- French: La nuit du déluge
- Directed by: Bernar Hébert
- Written by: Bernar Hébert
- Produced by: Michel Ouellette
- Starring: Geneviève Rochette Julie McClemens Jacques Godin
- Cinematography: Serge Ladouceur
- Edited by: Philippe Ralet
- Music by: Serge LaForest Gaëtan Gravel
- Production companies: Antenna Cine Qua Non Films
- Release date: August 29, 1996 (MWFF);
- Running time: 91 minutes
- Country: Canada
- Language: French

= Night of the Flood =

Night of the Flood (La nuit du déluge) is a Canadian drama film, directed by Bernar Hébert and released in 1996. An experiment in integrating dance and theatrical staging into cinema, the film tells the story of a child born in a flooded land; his mother (Geneviève Rochette) was the sole survivor of the flood after floating to safety on a raft built by the child's deceased father (Jacques Godin) and being cared for by a guardian angel (Julie McClemens). The film also prominently features the dance troupe O Vertigo, performing dances choreographed by Ginette Laurin.

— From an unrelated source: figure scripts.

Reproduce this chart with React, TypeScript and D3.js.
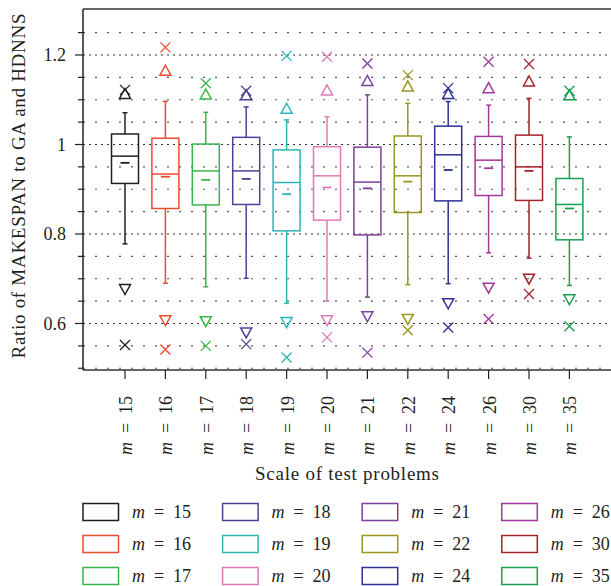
import React from "react";
import * as d3 from "d3";

const categories = ["15", "16", "17", "18", "19", "20", "21", "22", "24", "26", "30", "35"];
const colors = ["#231f20", "#ee4a2e", "#3ab54a", "#4f3f98", "#2bb5b5", "#e07ab5", "#7e3f98", "#9b9620", "#2e3192", "#a3379b", "#a3232a", "#1a9f4f"];

const maxValues = [1.122, 1.217, 1.137, 1.12, 1.198, 1.196, 1.181, 1.155, 1.126, 1.185, 1.18, 1.12];
const upperPct = [1.114, 1.166, 1.113, 1.111, 1.081, 1.122, 1.143, 1.131, 1.114, 1.127, 1.142, 1.111];
const whiskerHigh = [1.071, 1.0965, 1.072, 1.084, 1.055, 1.062, 1.111, 1.092, 1.096, 1.088, 1.103, 1.017];
const q3 = [1.0235, 1.014, 1.001, 1.016, 0.988, 0.995, 0.994, 1.019, 1.041, 1.018, 1.021, 0.924];
const medians = [0.974, 0.934, 0.941, 0.941, 0.915, 0.93, 0.916, 0.93, 0.977, 0.965, 0.95, 0.866];
const means = [0.959, 0.928, 0.921, 0.923, 0.889, 0.904, 0.902, 0.917, 0.943, 0.947, 0.941, 0.857];
const q1 = [0.913, 0.857, 0.865, 0.866, 0.807, 0.831, 0.798, 0.848, 0.874, 0.886, 0.875, 0.787];
const whiskerLow = [0.778, 0.69, 0.682, 0.701, 0.645, 0.65, 0.659, 0.687, 0.689, 0.758, 0.746, 0.685];
const lowerPct = [0.676, 0.606, 0.604, 0.579, 0.602, 0.606, 0.615, 0.609, 0.644, 0.679, 0.699, 0.653];
const minValues = [0.552, 0.542, 0.55, 0.554, 0.524, 0.569, 0.535, 0.585, 0.591, 0.61, 0.666, 0.594];

const majorTicks = [0.6, 0.8, 1.0, 1.2];
const tickLabels = ["0.6", "0.8", "1", "1.2"];
const minorTicks = [0.5, 0.55, 0.65, 0.7, 0.75, 0.85, 0.9, 0.95, 1.05, 1.1, 1.15, 1.25];

const FONT = "'Liberation Serif', 'Times New Roman', serif";

export default function App() {
  const left = 83, top = 9, bottom = 370, right = 615;
  const y = d3.scaleLinear().domain([0.5, 1.3]).range([368.25, 10.25]);
  const x = d3.scalePoint<string>().domain(categories).range([125, 569.4]);
  const bw = 27;

  const mLabel = (key: string, num: string, tx: number, ty: number, rotate: boolean) => (
    <g key={key} transform={`translate(${tx},${ty})${rotate ? " rotate(-90)" : ""}`} fontFamily={FONT} fontSize={18} fill="#231f20">
      <text x={0} y={0} fontStyle="italic">m</text>
      <text x={22} y={0}>=</text>
      <text x={41} y={0}>{num}</text>
    </g>
  );

  return (
    <svg width={611} height={586} style={{ position: "absolute", left: 0, top: 0 }}>
      <rect x={0} y={0} width={611} height={586} fill="#fff" />
      {/* gridlines */}
      {minorTicks.map((t) => (
        <line key={"mg" + t} x1={left} x2={right} y1={y(t)} y2={y(t)} stroke="#555" strokeWidth={1.2} strokeDasharray="2,10" />
      ))}
      {majorTicks.map((t) => (
        <line key={"Mg" + t} x1={left} x2={right} y1={y(t)} y2={y(t)} stroke="#333" strokeWidth={1.1} strokeDasharray="2,4" />
      ))}
      {/* frame */}
      <line x1={left} x2={right} y1={top} y2={top} stroke="#333" strokeWidth={1.5} />
      <line x1={left} x2={right} y1={bottom} y2={bottom} stroke="#333" strokeWidth={1.5} />
      <line x1={left} x2={left} y1={top} y2={bottom} stroke="#231f20" strokeWidth={1.5} />
      {/* y ticks */}
      {minorTicks.map((t) => (
        <line key={"mt" + t} x1={left - 5} x2={left} y1={y(t)} y2={y(t)} stroke="#231f20" strokeWidth={1.2} />
      ))}
      {majorTicks.map((t, i) => (
        <g key={"Mt" + t}>
          <line x1={left - 8} x2={left} y1={y(t)} y2={y(t)} stroke="#231f20" strokeWidth={1.2} />
          <text x={66} y={y(t) + 6} textAnchor="end" fontFamily={FONT} fontSize={18} fill="#231f20">{tickLabels[i]}</text>
        </g>
      ))}
      <text transform={`translate(25,186) rotate(-90)`} textAnchor="middle" fontFamily={FONT} fontSize={19} fill="#231f20" textLength={345} lengthAdjust="spacing">Ratio of MAKESPAN to GA and HDNNS</text>
      {/* x ticks */}
      {categories.map((c) => (
        <line key={"xt" + c} x1={x(c)!} x2={x(c)!} y1={bottom} y2={bottom + 9} stroke="#231f20" strokeWidth={1.2} />
      ))}
      {categories.map((c) => mLabel("xl" + c, c, x(c)! + 7, 455, true))}
      <text x={347} y={480} textAnchor="middle" fontFamily={FONT} fontSize={19} fill="#231f20" textLength={184} lengthAdjust="spacing">Scale of test problems</text>
      {/* boxes */}
      {categories.map((c, i) => {
        const cx = x(c)!;
        const col = colors[i];
        const xs = 5, th = 10, tw = 5.5;
        const tri = (v: number, up: boolean) => {
          const yc = y(v);
          return up
            ? `M${cx - tw},${yc + th / 2}L${cx + tw},${yc + th / 2}L${cx},${yc - th / 2}Z`
            : `M${cx - tw},${yc - th / 2}L${cx + tw},${yc - th / 2}L${cx},${yc + th / 2}Z`;
        };
        const cross = (v: number) => {
          const yc = y(v);
          return `M${cx - xs},${yc - xs}L${cx + xs},${yc + xs}M${cx - xs},${yc + xs}L${cx + xs},${yc - xs}`;
        };
        return (
          <g key={"b" + c} stroke={col} fill="none" strokeWidth={1.5}>
            <line x1={cx} x2={cx} y1={y(whiskerHigh[i])} y2={y(q3[i])} />
            <line x1={cx} x2={cx} y1={y(q1[i])} y2={y(whiskerLow[i])} />
            <line x1={cx - 2.5} x2={cx + 2.5} y1={y(whiskerHigh[i])} y2={y(whiskerHigh[i])} />
            <line x1={cx - 2.5} x2={cx + 2.5} y1={y(whiskerLow[i])} y2={y(whiskerLow[i])} />
            <rect x={cx - bw / 2} y={y(q3[i])} width={bw} height={y(q1[i]) - y(q3[i])} />
            <line x1={cx - bw / 2} x2={cx + bw / 2} y1={y(medians[i])} y2={y(medians[i])} />
            <line x1={cx - 4.5} x2={cx + 4.5} y1={y(means[i])} y2={y(means[i])} strokeWidth={1.8} />
            <path d={tri(upperPct[i], true)} />
            <path d={tri(lowerPct[i], false)} />
            <path d={cross(maxValues[i])} strokeWidth={1.3} />
            <path d={cross(minValues[i])} strokeWidth={1.3} />
          </g>
        );
      })}
      {/* legend */}
      {categories.map((c, i) => {
        const colIdx = Math.floor(i / 3);
        const rowIdx = i % 3;
        const lx = 83 + colIdx * 139.6;
        const ly = 512 + rowIdx * 32;
        return (
          <g key={"lg" + c}>
            <rect x={lx} y={ly - 8.5} width={35.5} height={17} fill="none" stroke={colors[i]} strokeWidth={1.5} />
            {mLabel("lt" + c, c, lx + 49, ly + 6, false)}
          </g>
        );
      })}
    </svg>
  );
}
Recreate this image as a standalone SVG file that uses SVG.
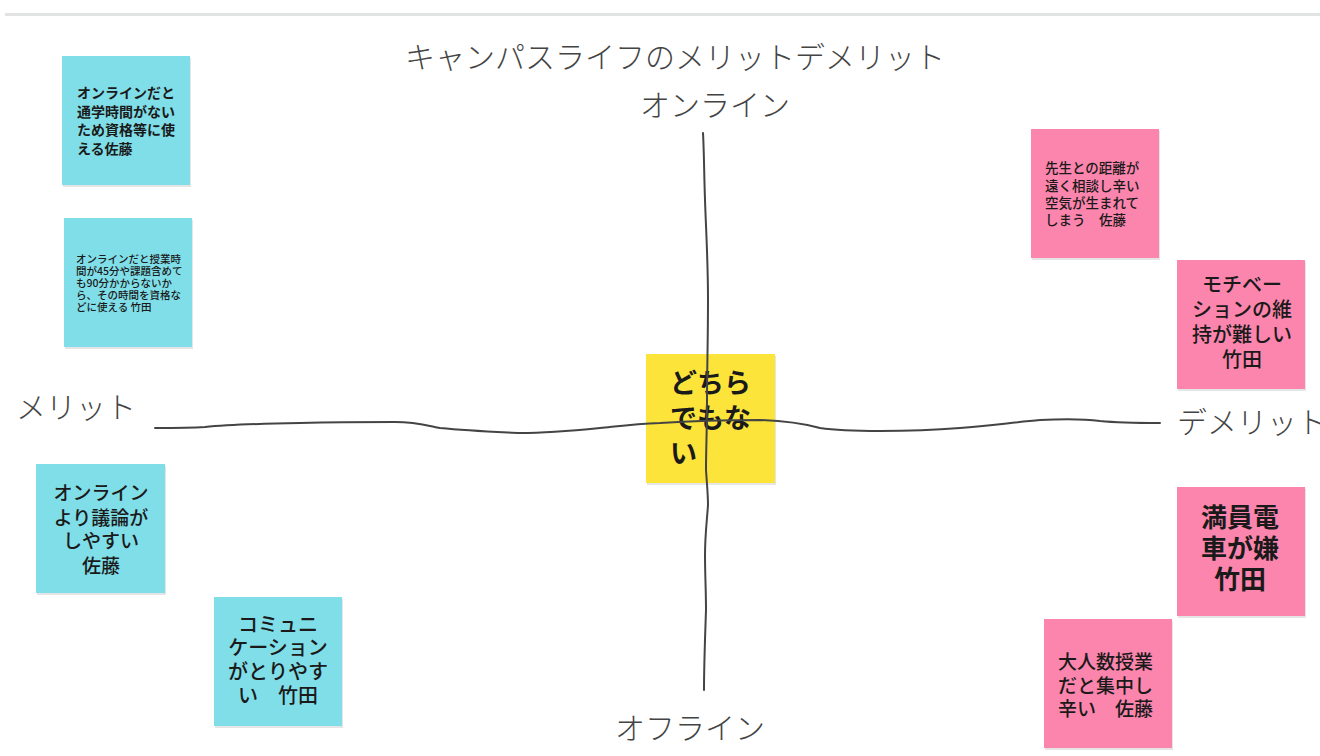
<svg xmlns="http://www.w3.org/2000/svg" width="1320" height="756" viewBox="0 0 1320 756">
<defs>
<style>
.bg{fill:#ffffff}
.note{stroke:none}
.cyan{fill:#80dee8}
.pink{fill:#fc85ad}
.yellow{fill:#fde43a}
.shadow{fill:#000;opacity:0.10}
text{font-family:"Noto Sans CJK JP","Noto Sans",sans-serif;fill:#1a1a1a}
.lbl{font-size:30px;font-weight:300;fill:#444}
.b{font-weight:700}
.m{font-weight:500}
.c{text-anchor:middle}
.axis{fill:none;stroke:#444;stroke-width:2;stroke-linecap:round;stroke-linejoin:round}
</style>
</defs>
<rect class="bg" x="0" y="0" width="1320" height="756"/>
<rect x="5" y="13" width="1315" height="3" fill="#e2e4e4"/>

<g id="labels">
<text class="lbl c" x="675" y="68">キャンパスライフのメリットデメリット</text>
<text class="lbl c" x="715" y="116">オンライン</text>
<text class="lbl c" x="76" y="418">メリット</text>
<text class="lbl" x="1177" y="433">デメリット</text>
<text class="lbl c" x="690" y="739">オフライン</text>
</g>

<g id="note-online-time">
<rect class="shadow" x="63" y="58" width="128" height="129"/>
<rect class="note cyan" x="62" y="56" width="128" height="129"/>
<text class="b" font-size="14" x="77" y="98">オンラインだと</text>
<text class="b" font-size="14" x="77" y="116.5">通学時間がない</text>
<text class="b" font-size="14" x="77" y="135">ため資格等に使</text>
<text class="b" font-size="14" x="77" y="153.5">える佐藤</text>
</g>

<g id="note-online-class">
<rect class="shadow" x="65" y="220" width="128" height="129"/>
<rect class="note cyan" x="64" y="218" width="128" height="129"/>
<text class="m" font-size="10.5" x="76" y="263">オンラインだと授業時</text>
<text class="m" font-size="10.5" x="76" y="275">間が45分や課題含めて</text>
<text class="m" font-size="10.5" x="76" y="287">も90分かからないか</text>
<text class="m" font-size="10.5" x="76" y="298.5">ら、その時間を資格な</text>
<text class="m" font-size="10.5" x="76" y="310.5">どに使える 竹田</text>
</g>

<g id="note-teacher-distance">
<rect class="shadow" x="1032" y="131" width="128" height="129"/>
<rect class="note pink" x="1031" y="129" width="128" height="129"/>
<text class="m" font-size="13.5" x="1045" y="173">先生との距離が</text>
<text class="m" font-size="13.5" x="1045" y="191">遠く相談し辛い</text>
<text class="m" font-size="13.5" x="1045" y="208">空気が生まれて</text>
<text class="m" font-size="13.5" x="1045" y="225">しまう　佐藤</text>
</g>

<g id="note-motivation">
<rect class="shadow" x="1178" y="262" width="128" height="129"/>
<rect class="note pink" x="1177" y="260" width="128" height="129"/>
<text class="m c" font-size="20" x="1242" y="292">モチベー</text>
<text class="m c" font-size="20" x="1242" y="317">ションの維</text>
<text class="m c" font-size="20" x="1242" y="342">持が難しい</text>
<text class="m c" font-size="20" x="1242" y="367">竹田</text>
</g>

<g id="note-neither">
<rect class="shadow" x="647" y="356" width="129" height="129"/>
<rect class="note yellow" x="646" y="354" width="129" height="129"/>
<text class="b" font-size="27" x="670" y="392.5">どちら</text>
<text class="b" font-size="27" x="670" y="427.5">でもな</text>
<text class="b" font-size="27" x="670" y="462.5">い</text>
</g>

<g id="note-discussion">
<rect class="shadow" x="37" y="466" width="129" height="129"/>
<rect class="note cyan" x="36" y="464" width="129" height="129"/>
<text class="m c" font-size="19" x="101" y="500">オンライン</text>
<text class="m c" font-size="19" x="101" y="525">より議論が</text>
<text class="m c" font-size="19" x="101" y="548">しやすい</text>
<text class="m c" font-size="19" x="101" y="573">佐藤</text>
</g>

<g id="note-communication">
<rect class="shadow" x="215" y="599" width="128" height="129"/>
<rect class="note cyan" x="214" y="597" width="128" height="129"/>
<text class="m c" font-size="20" x="278" y="632">コミュニ</text>
<text class="m c" font-size="20" x="278" y="655">ケーション</text>
<text class="m c" font-size="20" x="278" y="679">がとりやす</text>
<text class="m c" font-size="20" x="278" y="703">い　竹田</text>
</g>

<g id="note-crowded-train">
<rect class="shadow" x="1178" y="489" width="128" height="129"/>
<rect class="note pink" x="1177" y="487" width="128" height="129"/>
<text class="b c" font-size="26" x="1240" y="527">満員電</text>
<text class="b c" font-size="26" x="1240" y="558">車が嫌</text>
<text class="b c" font-size="26" x="1240" y="589">竹田</text>
</g>

<g id="note-large-class">
<rect class="shadow" x="1045" y="621" width="128" height="129"/>
<rect class="note pink" x="1044" y="619" width="128" height="129"/>
<text class="m" font-size="19" x="1058" y="669">大人数授業</text>
<text class="m" font-size="19" x="1058" y="693">だと集中し</text>
<text class="m" font-size="19" x="1058" y="716">辛い　佐藤</text>
</g>

<g id="connectors">
<path class="axis" d="M155,428 C175,428 190,428 205,427 C225,425 245,424 300,423 C340,422 370,422 395,422 C415,422 425,425 440,428 C470,431 500,432 520,433 C545,433 570,431 600,428 C620,426 635,424 660,423 C690,421 730,420 760,420 C790,421 805,424 820,428 C840,431 860,431 880,431 C910,431 935,430 960,428 C990,426 1015,422 1040,420 C1060,419 1085,419 1100,421 C1120,423 1140,423 1160,423"/>
<path class="axis" d="M703,133 C704,150 704,170 705,200 C706,230 708,260 708,300 C708,340 707,370 707,400 C707,430 706,450 706,470 C707,485 708,495 708,505 C707,520 705,535 705,555 C705,575 706,590 706,610 C705,640 704,665 704,690"/>
</g>
</svg>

The film premiered at the 1996 Montreal World Film Festival.

The film received four Genie Award nominations at the 18th Genie Awards in 1997, for Best Cinematography (Serge Ladouceur), Best Art Direction/Production Design (Serge Bureau), Best Costume Design (Yveline Bonjean and Liz Vandal) and Best Original Score (Serge LaForest and Gaëtan Gravel).